• **Work instructions**
Reproduce all the material exactly, minus any pictures it holds.

• **Data excerpt**

################

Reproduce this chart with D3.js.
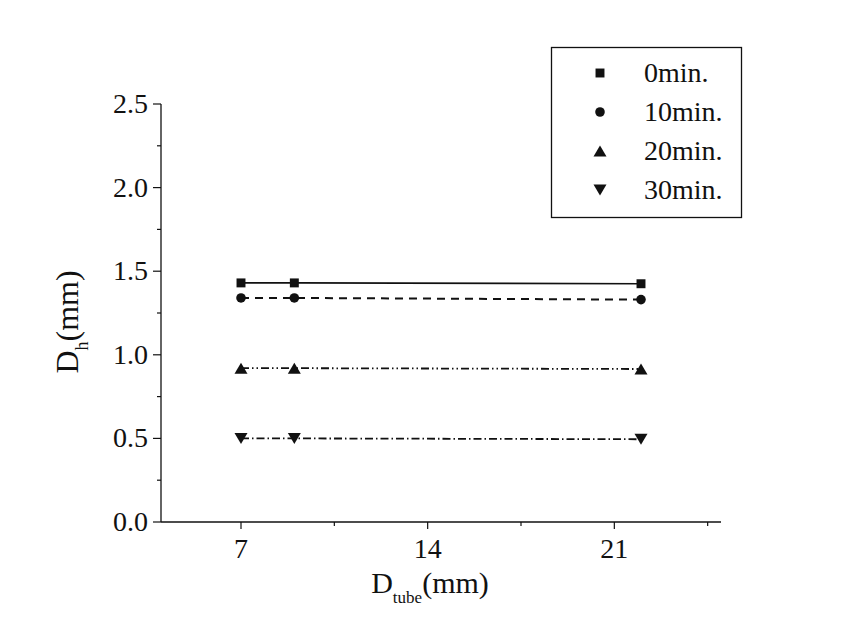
<!DOCTYPE html>
<html><head><meta charset="utf-8">
<script src="https://cdn.jsdelivr.net/npm/d3@7"></script>
<style>
body{margin:0;background:#fff;}
</style></head>
<body><svg id="c" width="862" height="622"></svg>
<script>
const xValues = [7, 9, 22];
const seriesNames = ["0min.", "10min.", "20min.", "30min."];
const values0 = [1.43, 1.43, 1.425];
const values10 = [1.34, 1.34, 1.33];
const values20 = [0.92, 0.92, 0.915];
const values30 = [0.50, 0.50, 0.495];
const xTicks = [7, 14, 21];
const xMinorTicks = [10.5, 17.5, 24.5];
const yTicks = [0, 0.5, 1.0, 1.5, 2.0, 2.5];
const yMinorTicks = [0.25, 0.75, 1.25, 1.75, 2.25];

const FONT = "'Liberation Serif', 'Times New Roman', serif";
const tri = {draw(ctx, size) { const w = 6.5, h = 5.5; ctx.moveTo(0, -h); ctx.lineTo(w, h); ctx.lineTo(-w, h); ctx.closePath(); }};
const series = [
  {name: seriesNames[0], vals: values0, sym: d3.symbolSquare, size: 80, dash: null, rot: 0, sw: 1.6},
  {name: seriesNames[1], vals: values10, sym: d3.symbolCircle, size: 72, dash: "8,6", rot: 0, sw: 2},
  {name: seriesNames[2], vals: values20, sym: tri, size: 1, dash: "8,3,1.5,3,1.5,3", rot: 0, sw: 1.8},
  {name: seriesNames[3], vals: values30, sym: tri, size: 1, dash: "8,3,1.5,3", rot: 180, sw: 1.8}
];

const svg = d3.select("#c");
const x = d3.scaleLinear().domain([4, 25]).range([161, 721]);
const y = d3.scaleLinear().domain([0, 2.5]).range([522, 104]);
const ink = "#111";

// X axis
const gx = svg.append("g").attr("transform", "translate(0,522)");
gx.append("line").attr("x1", x(4)).attr("x2", x(25)).attr("stroke", ink).attr("stroke-width", 1.3);
gx.selectAll(".xt").data(xTicks).join("line").attr("x1", d => x(d)).attr("x2", d => x(d))
  .attr("y1", 0).attr("y2", 7).attr("stroke", ink).attr("stroke-width", 1.2);
gx.selectAll(".xm").data(xMinorTicks).join("line").attr("x1", d => x(d)).attr("x2", d => x(d))
  .attr("y1", 0).attr("y2", 4).attr("stroke", ink).attr("stroke-width", 1.2);
gx.selectAll(".xl").data(xTicks).join("text").attr("x", d => x(d)).attr("y", 36)
  .attr("text-anchor", "middle").style("font-family", FONT).attr("font-size", 28).attr("fill", ink).text(d => d);

// Y axis
const gy = svg.append("g").attr("transform", "translate(161,0)");
gy.append("line").attr("y1", y(0)).attr("y2", y(2.5)).attr("stroke", ink).attr("stroke-width", 1.3);
gy.selectAll(".yt").data(yTicks).join("line").attr("y1", d => y(d)).attr("y2", d => y(d))
  .attr("x1", 0).attr("x2", -8).attr("stroke", ink).attr("stroke-width", 1.2);
gy.selectAll(".ym").data(yMinorTicks).join("line").attr("y1", d => y(d)).attr("y2", d => y(d))
  .attr("x1", 0).attr("x2", -4).attr("stroke", ink).attr("stroke-width", 1.2);
gy.selectAll(".yl").data(yTicks).join("text").attr("x", -13).attr("y", d => y(d) + 9)
  .attr("text-anchor", "end").style("font-family", FONT).attr("font-size", 28).attr("fill", ink).text(d => d.toFixed(1));

// Axis titles
const xt = svg.append("text").attr("x", 430).attr("y", 593).attr("text-anchor", "middle")
  .style("font-family", FONT).attr("font-size", 30).attr("fill", ink);
xt.append("tspan").text("D");
xt.append("tspan").attr("font-size", 17).attr("dy", 10).text("tube");
xt.append("tspan").attr("dy", -10).text("(mm)");

const yt = svg.append("text").attr("transform", "translate(78,322) rotate(-90)")
  .attr("text-anchor", "middle").style("font-family", FONT).attr("font-size", 32).attr("fill", ink);
yt.append("tspan").text("D");
yt.append("tspan").attr("font-size", 18).attr("dy", 10).text("h");
yt.append("tspan").attr("dy", -10).text("(mm)");

// Lines and markers
const line = d3.line().x((d, i) => x(xValues[i])).y(d => y(d));
series.forEach(s => {
  svg.append("path").attr("d", line(s.vals)).attr("fill", "none").attr("stroke", ink)
    .attr("stroke-width", s.sw).attr("stroke-dasharray", s.dash);
  svg.selectAll(null).data(s.vals).join("path")
    .attr("d", d3.symbol().type(s.sym).size(s.size))
    .attr("transform", (d, i) => `translate(${x(xValues[i])},${y(d)}) rotate(${s.rot})`)
    .attr("fill", ink);
});

// Legend
const lg = svg.append("g");
lg.append("rect").attr("x", 551.5).attr("y", 47.5).attr("width", 190).attr("height", 170)
  .attr("fill", "none").attr("stroke", ink).attr("stroke-width", 1.3);
const rowY = d3.scalePoint().domain(seriesNames).range([73, 190]);
series.forEach(s => {
  lg.append("path").attr("d", d3.symbol().type(s.sym).size(s.size))
    .attr("transform", `translate(600,${rowY(s.name)}) rotate(${s.rot})`).attr("fill", ink);
  lg.append("text").attr("x", 644).attr("y", rowY(s.name) + 9).style("font-family", FONT).attr("font-size", 28)
    .attr("fill", ink).text(s.name);
});
</script></body></html>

################

• **Complete answer**
Reproduce this chart with D3.js.
<!DOCTYPE html>
<html><head><meta charset="utf-8">
<script src="https://cdn.jsdelivr.net/npm/d3@7"></script>
<style>
body{margin:0;background:#fff;}
</style></head>
<body><svg id="c" width="862" height="622"></svg>
<script>
const xValues = [7, 9, 22];
const seriesNames = ["0min.", "10min.", "20min.", "30min."];
const values0 = [1.43, 1.43, 1.425];
const values10 = [1.34, 1.34, 1.33];
const values20 = [0.92, 0.92, 0.915];
const values30 = [0.50, 0.50, 0.495];
const xTicks = [7, 14, 21];
const xMinorTicks = [10.5, 17.5, 24.5];
const yTicks = [0, 0.5, 1.0, 1.5, 2.0, 2.5];
const yMinorTicks = [0.25, 0.75, 1.25, 1.75, 2.25];

const FONT = "'Liberation Serif', 'Times New Roman', serif";
const tri = {draw(ctx, size) { const w = 6.5, h = 5.5; ctx.moveTo(0, -h); ctx.lineTo(w, h); ctx.lineTo(-w, h); ctx.closePath(); }};
const series = [
  {name: seriesNames[0], vals: values0, sym: d3.symbolSquare, size: 80, dash: null, rot: 0, sw: 1.6},
  {name: seriesNames[1], vals: values10, sym: d3.symbolCircle, size: 72, dash: "8,6", rot: 0, sw: 2},
  {name: seriesNames[2], vals: values20, sym: tri, size: 1, dash: "8,3,1.5,3,1.5,3", rot: 0, sw: 1.8},
  {name: seriesNames[3], vals: values30, sym: tri, size: 1, dash: "8,3,1.5,3", rot: 180, sw: 1.8}
];

const svg = d3.select("#c");
const x = d3.scaleLinear().domain([4, 25]).range([161, 721]);
const y = d3.scaleLinear().domain([0, 2.5]).range([522, 104]);
const ink = "#111";

// X axis
const gx = svg.append("g").attr("transform", "translate(0,522)");
gx.append("line").attr("x1", x(4)).attr("x2", x(25)).attr("stroke", ink).attr("stroke-width", 1.3);
gx.selectAll(".xt").data(xTicks).join("line").attr("x1", d => x(d)).attr("x2", d => x(d))
  .attr("y1", 0).attr("y2", 7).attr("stroke", ink).attr("stroke-width", 1.2);
gx.selectAll(".xm").data(xMinorTicks).join("line").attr("x1", d => x(d)).attr("x2", d => x(d))
  .attr("y1", 0).attr("y2", 4).attr("stroke", ink).attr("stroke-width", 1.2);
gx.selectAll(".xl").data(xTicks).join("text").attr("x", d => x(d)).attr("y", 36)
  .attr("text-anchor", "middle").style("font-family", FONT).attr("font-size", 28).attr("fill", ink).text(d => d);

// Y axis
const gy = svg.append("g").attr("transform", "translate(161,0)");
gy.append("line").attr("y1", y(0)).attr("y2", y(2.5)).attr("stroke", ink).attr("stroke-width", 1.3);
gy.selectAll(".yt").data(yTicks).join("line").attr("y1", d => y(d)).attr("y2", d => y(d))
  .attr("x1", 0).attr("x2", -8).attr("stroke", ink).attr("stroke-width", 1.2);
gy.selectAll(".ym").data(yMinorTicks).join("line").attr("y1", d => y(d)).attr("y2", d => y(d))
  .attr("x1", 0).attr("x2", -4).attr("stroke", ink).attr("stroke-width", 1.2);
gy.selectAll(".yl").data(yTicks).join("text").attr("x", -13).attr("y", d => y(d) + 9)
  .attr("text-anchor", "end").style("font-family", FONT).attr("font-size", 28).attr("fill", ink).text(d => d.toFixed(1));

// Axis titles
const xt = svg.append("text").attr("x", 430).attr("y", 593).attr("text-anchor", "middle")
  .style("font-family", FONT).attr("font-size", 30).attr("fill", ink);
xt.append("tspan").text("D");
xt.append("tspan").attr("font-size", 17).attr("dy", 10).text("tube");
xt.append("tspan").attr("dy", -10).text("(mm)");

const yt = svg.append("text").attr("transform", "translate(78,322) rotate(-90)")
  .attr("text-anchor", "middle").style("font-family", FONT).attr("font-size", 32).attr("fill", ink);
yt.append("tspan").text("D");
yt.append("tspan").attr("font-size", 18).attr("dy", 10).text("h");
yt.append("tspan").attr("dy", -10).text("(mm)");

// Lines and markers
const line = d3.line().x((d, i) => x(xValues[i])).y(d => y(d));
series.forEach(s => {
  svg.append("path").attr("d", line(s.vals)).attr("fill", "none").attr("stroke", ink)
    .attr("stroke-width", s.sw).attr("stroke-dasharray", s.dash);
  svg.selectAll(null).data(s.vals).join("path")
    .attr("d", d3.symbol().type(s.sym).size(s.size))
    .attr("transform", (d, i) => `translate(${x(xValues[i])},${y(d)}) rotate(${s.rot})`)
    .attr("fill", ink);
});

// Legend
const lg = svg.append("g");
lg.append("rect").attr("x", 551.5).attr("y", 47.5).attr("width", 190).attr("height", 170)
  .attr("fill", "none").attr("stroke", ink).attr("stroke-width", 1.3);
const rowY = d3.scalePoint().domain(seriesNames).range([73, 190]);
series.forEach(s => {
  lg.append("path").attr("d", d3.symbol().type(s.sym).size(s.size))
    .attr("transform", `translate(600,${rowY(s.name)}) rotate(${s.rot})`).attr("fill", ink);
  lg.append("text").attr("x", 644).attr("y", rowY(s.name) + 9).style("font-family", FONT).attr("font-size", 28)
    .attr("fill", ink).text(s.name);
});
</script></body></html>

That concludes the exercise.